Testing times for Greencore’s management

The €21m write-off in its Scottish mineral operations is the latest blow to a group with ambitions to become a big player in the US convenience food sector.

The group is already one of Europe’s leading producers of convenience foods since acquiring the British-based Hazlewood group in 2001.

It is also an established ingredients and agribusiness supplier with operations in Ireland, Britain, the Netherlands and Belgium.

It accounts for one quarter of all sandwiches consumed in Britain, producing around 250 million a year. It is also Britain’s largest Christmas cake maker, with a 33% market share, and the biggest producer of customer-branded mineral water, selling 190m units.

More recently it announced a strategic move into the US where it has acquired Home Made Brand Foods, based in Massachusetts for $44m (€28m). It manufactures and supplies a range of fresh food products, including freshly prepared meals, and is predicted to generate over $40m in sales this year.

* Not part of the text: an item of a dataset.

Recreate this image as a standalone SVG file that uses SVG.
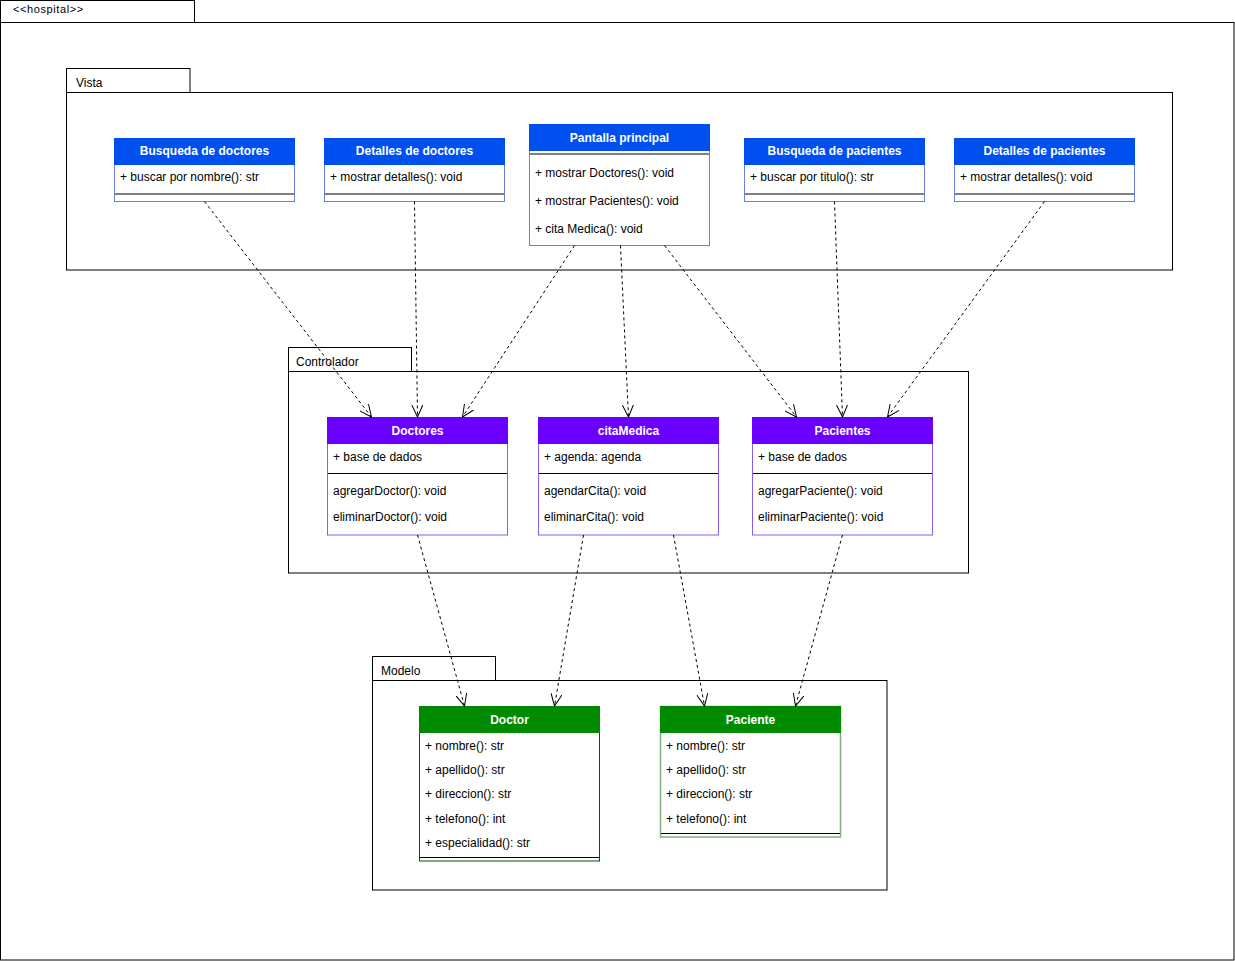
<svg xmlns="http://www.w3.org/2000/svg" width="1235" height="961" viewBox="0 0 1235 961">
<defs>
<style>
text{font-family:"Liberation Sans",Arial,sans-serif;font-size:12px;fill:#000}
.pkg{fill:#fff;stroke:#000;stroke-width:1}
.hd{font-weight:bold;fill:#fff;text-anchor:middle}
.b{fill:#0050ef;stroke:#0050ef}
.p{fill:#6a00ff;stroke:#6a00ff}
.g{fill:#008a00;stroke:#008a00}
.bb{fill:#fff;stroke:#6a7fdc}
.pb{fill:#fff;stroke:#8a5cf0}
.gb{fill:#fff;stroke:#005700}
.gb2{fill:#fff;stroke:#7fae7f;stroke-width:1.5}
.dv{stroke:#000;stroke-width:1}
.dep{fill:none;stroke:#000;stroke-width:1;stroke-dasharray:3 3;marker-end:url(#open)}
</style>
<marker id="open" markerWidth="14" markerHeight="12" refX="12" refY="6" orient="auto" markerUnits="userSpaceOnUse">
<path d="M0,0.5 L12,6 L0,11.5" fill="none" stroke="#000" stroke-width="1"/>
</marker>
</defs>
<rect width="1235" height="961" fill="#fff"/>

<g id="pkg-hospital">
<rect class="pkg" x="0.5" y="0.5" width="194" height="22"/>
<rect class="pkg" x="0.5" y="22.5" width="1233.5" height="937.5"/>
<text x="13" y="13" style="font-size:11px;letter-spacing:0.6px">&lt;&lt;hospital&gt;&gt;</text>
</g>

<g id="pkg-vista">
<rect class="pkg" x="66.5" y="68.5" width="123.5" height="24"/>
<rect class="pkg" x="66.5" y="92.5" width="1106" height="177.5"/>
<text x="76" y="87">Vista</text>
</g>

<g id="pkg-controlador">
<rect class="pkg" x="288.5" y="347.5" width="123" height="24"/>
<rect class="pkg" x="288.5" y="371.5" width="680" height="201.5"/>
<text x="296" y="366">Controlador</text>
</g>

<g id="pkg-modelo">
<rect class="pkg" x="372.5" y="656.5" width="123" height="24"/>
<rect class="pkg" x="372.5" y="680.5" width="514.5" height="209.5"/>
<text x="381" y="675">Modelo</text>
</g>

<g id="busqueda-doctores">
<rect class="bb" x="114.5" y="138.5" width="180" height="63"/>
<rect class="b" x="114.5" y="138.5" width="180" height="26"/>
<text class="hd" x="204.5" y="155">Busqueda de doctores</text>
<text x="120" y="181">+ buscar por nombre(): str</text>
<line class="dv" x1="115" y1="194" x2="294" y2="194"/>
</g>

<g id="detalles-doctores">
<rect class="bb" x="324.5" y="138.5" width="180" height="63"/>
<rect class="b" x="324.5" y="138.5" width="180" height="26"/>
<text class="hd" x="414.5" y="155">Detalles de doctores</text>
<text x="330" y="181">+ mostrar detalles(): void</text>
<line class="dv" x1="325" y1="194" x2="504" y2="194"/>
</g>

<g id="pantalla-principal">
<rect class="bb" x="529.5" y="124.5" width="180" height="121"/>
<rect class="b" x="529.5" y="124.5" width="180" height="26"/>
<text class="hd" x="619.5" y="142">Pantalla principal</text>
<line class="dv" x1="530" y1="154" x2="709" y2="154"/>
<text x="535" y="177">+ mostrar Doctores(): void</text>
<text x="535" y="205">+ mostrar Pacientes(): void</text>
<text x="535" y="233">+ cita Medica(): void</text>
</g>

<g id="busqueda-pacientes">
<rect class="bb" x="744.5" y="138.5" width="180" height="63"/>
<rect class="b" x="744.5" y="138.5" width="180" height="26"/>
<text class="hd" x="834.5" y="155">Busqueda de pacientes</text>
<text x="750" y="181">+ buscar por titulo(): str</text>
<line class="dv" x1="745" y1="194" x2="924" y2="194"/>
</g>

<g id="detalles-pacientes">
<rect class="bb" x="954.5" y="138.5" width="180" height="63"/>
<rect class="b" x="954.5" y="138.5" width="180" height="26"/>
<text class="hd" x="1044.5" y="155">Detalles de pacientes</text>
<text x="960" y="181">+ mostrar detalles(): void</text>
<line class="dv" x1="955" y1="194" x2="1134" y2="194"/>
</g>

<g id="doctores">
<rect class="pb" x="327.5" y="417.5" width="180" height="117.5"/>
<rect class="p" x="327.5" y="417.5" width="180" height="26"/>
<text class="hd" x="417.5" y="435">Doctores</text>
<text x="333" y="461">+ base de dados</text>
<line class="dv" x1="328" y1="473.5" x2="507" y2="473.5"/>
<text x="333" y="495">agregarDoctor(): void</text>
<text x="333" y="521">eliminarDoctor(): void</text>
</g>

<g id="citamedica">
<rect class="pb" x="538.5" y="417.5" width="180" height="117.5"/>
<rect class="p" x="538.5" y="417.5" width="180" height="26"/>
<text class="hd" x="628.5" y="435">citaMedica</text>
<text x="544" y="461">+ agenda: agenda</text>
<line class="dv" x1="539" y1="473.5" x2="718" y2="473.5"/>
<text x="544" y="495">agendarCita(): void</text>
<text x="544" y="521">eliminarCita(): void</text>
</g>

<g id="pacientes">
<rect class="pb" x="752.5" y="417.5" width="180" height="117.5"/>
<rect class="p" x="752.5" y="417.5" width="180" height="26"/>
<text class="hd" x="842.5" y="435">Pacientes</text>
<text x="758" y="461">+ base de dados</text>
<line class="dv" x1="753" y1="473.5" x2="932" y2="473.5"/>
<text x="758" y="495">agregarPaciente(): void</text>
<text x="758" y="521">eliminarPaciente(): void</text>
</g>

<g id="doctor">
<rect class="gb" x="419.5" y="706.5" width="180" height="154.5"/>
<rect class="g" x="419.5" y="706.5" width="180" height="26"/>
<text class="hd" x="509.5" y="724">Doctor</text>
<text x="425" y="750">+ nombre(): str</text>
<text x="425" y="774">+ apellido(): str</text>
<text x="425" y="798">+ direccion(): str</text>
<text x="425" y="823">+ telefono(): int</text>
<text x="425" y="847">+ especialidad(): str</text>
<line class="dv" x1="420" y1="857.5" x2="599" y2="857.5"/>
</g>

<g id="paciente">
<rect class="gb2" x="660.5" y="706.5" width="180" height="130.5"/>
<rect class="g" x="660.5" y="706.5" width="180" height="26"/>
<text class="hd" x="750.5" y="724">Paciente</text>
<text x="666" y="750">+ nombre(): str</text>
<text x="666" y="774">+ apellido(): str</text>
<text x="666" y="798">+ direccion(): str</text>
<text x="666" y="823">+ telefono(): int</text>
<line class="dv" x1="661" y1="833.5" x2="840" y2="833.5"/>
</g>

<g id="connectors">
<line class="dep" x1="204.5" y1="201.5" x2="371.5" y2="417"/>
<line class="dep" x1="414.5" y1="201.5" x2="417.5" y2="417"/>
<line class="dep" x1="574.5" y1="245.5" x2="462.5" y2="417"/>
<line class="dep" x1="620.5" y1="245.5" x2="628.5" y2="417"/>
<line class="dep" x1="664.5" y1="245.5" x2="796.5" y2="417"/>
<line class="dep" x1="834.5" y1="201.5" x2="842.5" y2="417"/>
<line class="dep" x1="1044.5" y1="201.5" x2="887.5" y2="417"/>
<line class="dep" x1="417.5" y1="535" x2="464.5" y2="706"/>
<line class="dep" x1="583.5" y1="535" x2="554.5" y2="706"/>
<line class="dep" x1="673.5" y1="535" x2="704.5" y2="706"/>
<line class="dep" x1="842.5" y1="535" x2="795.5" y2="706"/>
</g>
</svg>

The move cost $44m, while a further $10m will be payable depending on its performance this year.

Ironically, the fraud at the Scottish mineral water business amounts to $33m, not too far short of the price paid for its first US venture. That upset aside, the group looks to have signalled another strategic step forward.

Perhaps it was inevitable that acquiring Hazlewood in 2001, which was a highly diversified and pretty loosely managed set of disparate businesses, would deliver some shock to Greencore’s corporate system.

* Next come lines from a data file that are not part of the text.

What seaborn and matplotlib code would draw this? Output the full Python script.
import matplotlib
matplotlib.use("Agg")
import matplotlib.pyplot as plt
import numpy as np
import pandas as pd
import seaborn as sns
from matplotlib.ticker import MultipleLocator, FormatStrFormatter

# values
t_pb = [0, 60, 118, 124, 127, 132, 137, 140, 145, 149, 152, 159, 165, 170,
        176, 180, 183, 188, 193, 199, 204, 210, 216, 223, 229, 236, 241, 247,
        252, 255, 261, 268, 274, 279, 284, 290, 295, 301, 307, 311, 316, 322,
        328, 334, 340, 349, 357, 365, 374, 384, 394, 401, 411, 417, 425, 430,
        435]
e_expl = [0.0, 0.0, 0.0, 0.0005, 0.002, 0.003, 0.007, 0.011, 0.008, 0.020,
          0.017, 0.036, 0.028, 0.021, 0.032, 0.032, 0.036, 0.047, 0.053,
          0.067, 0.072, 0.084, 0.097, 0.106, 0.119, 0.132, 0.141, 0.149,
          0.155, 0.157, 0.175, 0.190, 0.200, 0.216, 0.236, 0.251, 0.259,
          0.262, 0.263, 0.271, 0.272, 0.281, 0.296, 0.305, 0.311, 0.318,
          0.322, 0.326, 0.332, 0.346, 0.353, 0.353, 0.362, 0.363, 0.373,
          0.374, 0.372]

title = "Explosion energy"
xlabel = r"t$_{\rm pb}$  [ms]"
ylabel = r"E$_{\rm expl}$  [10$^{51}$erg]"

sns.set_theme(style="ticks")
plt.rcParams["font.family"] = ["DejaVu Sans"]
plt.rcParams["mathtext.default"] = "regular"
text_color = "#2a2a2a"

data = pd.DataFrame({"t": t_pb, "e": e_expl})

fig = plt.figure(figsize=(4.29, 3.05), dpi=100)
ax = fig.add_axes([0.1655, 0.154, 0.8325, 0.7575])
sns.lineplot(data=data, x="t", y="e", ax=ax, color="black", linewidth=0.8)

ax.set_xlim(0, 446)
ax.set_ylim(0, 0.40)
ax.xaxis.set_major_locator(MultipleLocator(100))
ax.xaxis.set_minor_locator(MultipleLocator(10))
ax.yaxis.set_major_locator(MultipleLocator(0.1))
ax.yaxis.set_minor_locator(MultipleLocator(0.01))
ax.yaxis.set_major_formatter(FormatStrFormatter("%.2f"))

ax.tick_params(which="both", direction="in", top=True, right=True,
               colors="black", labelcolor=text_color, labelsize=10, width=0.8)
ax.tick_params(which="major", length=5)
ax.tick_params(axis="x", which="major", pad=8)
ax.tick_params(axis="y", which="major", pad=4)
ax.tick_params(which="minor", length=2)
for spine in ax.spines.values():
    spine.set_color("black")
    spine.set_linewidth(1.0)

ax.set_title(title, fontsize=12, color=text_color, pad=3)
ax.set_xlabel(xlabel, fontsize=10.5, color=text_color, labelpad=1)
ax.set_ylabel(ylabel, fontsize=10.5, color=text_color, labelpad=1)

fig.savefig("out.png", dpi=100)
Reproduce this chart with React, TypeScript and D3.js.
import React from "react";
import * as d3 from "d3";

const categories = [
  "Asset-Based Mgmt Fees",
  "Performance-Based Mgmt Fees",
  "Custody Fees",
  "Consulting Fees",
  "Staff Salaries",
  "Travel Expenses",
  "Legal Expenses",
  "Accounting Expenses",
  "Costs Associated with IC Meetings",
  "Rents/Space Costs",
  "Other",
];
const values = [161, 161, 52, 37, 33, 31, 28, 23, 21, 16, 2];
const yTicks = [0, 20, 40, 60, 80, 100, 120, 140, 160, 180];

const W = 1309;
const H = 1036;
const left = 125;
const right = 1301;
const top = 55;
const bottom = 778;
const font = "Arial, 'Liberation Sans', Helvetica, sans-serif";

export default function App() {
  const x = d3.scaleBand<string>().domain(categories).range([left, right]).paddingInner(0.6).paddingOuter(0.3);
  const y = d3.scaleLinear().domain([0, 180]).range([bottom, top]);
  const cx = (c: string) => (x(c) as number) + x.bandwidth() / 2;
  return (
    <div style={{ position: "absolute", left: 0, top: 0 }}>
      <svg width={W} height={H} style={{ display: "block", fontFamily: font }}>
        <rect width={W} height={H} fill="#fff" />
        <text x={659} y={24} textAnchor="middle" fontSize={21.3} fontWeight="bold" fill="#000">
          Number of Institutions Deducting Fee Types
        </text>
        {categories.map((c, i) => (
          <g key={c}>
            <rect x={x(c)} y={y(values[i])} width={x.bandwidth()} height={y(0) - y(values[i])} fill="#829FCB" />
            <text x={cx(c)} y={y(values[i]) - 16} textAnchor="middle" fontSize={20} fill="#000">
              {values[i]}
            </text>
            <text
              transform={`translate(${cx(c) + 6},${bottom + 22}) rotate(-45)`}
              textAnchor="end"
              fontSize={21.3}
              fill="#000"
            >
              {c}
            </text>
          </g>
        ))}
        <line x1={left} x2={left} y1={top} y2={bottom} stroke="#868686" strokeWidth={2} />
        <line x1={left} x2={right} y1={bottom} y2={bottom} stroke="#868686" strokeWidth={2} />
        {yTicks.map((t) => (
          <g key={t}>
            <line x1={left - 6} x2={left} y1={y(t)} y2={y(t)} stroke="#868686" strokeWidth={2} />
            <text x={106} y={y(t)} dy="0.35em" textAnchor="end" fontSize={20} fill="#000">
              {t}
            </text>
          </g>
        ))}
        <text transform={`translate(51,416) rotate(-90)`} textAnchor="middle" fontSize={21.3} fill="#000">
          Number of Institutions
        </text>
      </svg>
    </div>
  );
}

PricewaterhouseCoopers is now facing a probe into its failure to spot a €21m fraud and is likely to lose the audit contract.

Unfortunately for Greencore the €21m write off comes on top of €180m write downs in the three years to end of September 2006, as the group grappled with Irish Sugar’s closure.

Prior to that it spent some years writing off non-core investments in Hazlewood

Further back it also had to cut its losses on a number of investments, including a significant stake in US sugar group Imperial Holly, as it tried to find new income streams ahead of changes to the EU sugar regime.

To add to its woes property developer Liam Carroll bought financier Dermot Desmond’s 22% stake in the company for €170m some years ago, and has since built that stake up to over 29%.

Despite that overhang and the significant write offs over the years, Greencore’s shares rose to their highest level in 2007 when they peaked at €5.60.

No doubt its land banks in Mallow and Carlow, a legacy of the Irish Sugar days, helped boost the shares last year, before the property market soured. Today they are down to €2 and likely to stay weak for some time.

However the group’s customer base for its convenience food range in Britain is very strong. Key customers include Tesco, Asda, Sainsbury’s and M&S.

Overall, the major multiples account for 68% of the group’s sales, with small outlets including Spar, Esso and British Airways making up the rest of its turnover.

That division accounts for nearly 70% of profits.

The malting and property plays offer varying degrees of alternative earnings, but the convenience foods business holds the key to the group’s long term growth.

Greencore’s intention is to immediately transfer the capability it acquired in Hazlewood to the US and to broaden the group’s earnings base through development of the US convenience food sector.

If it succeeds, then the shares will turn out to have been a good long-term bet. But any further set backs to that plan now would severely undermine the credibility of management and group.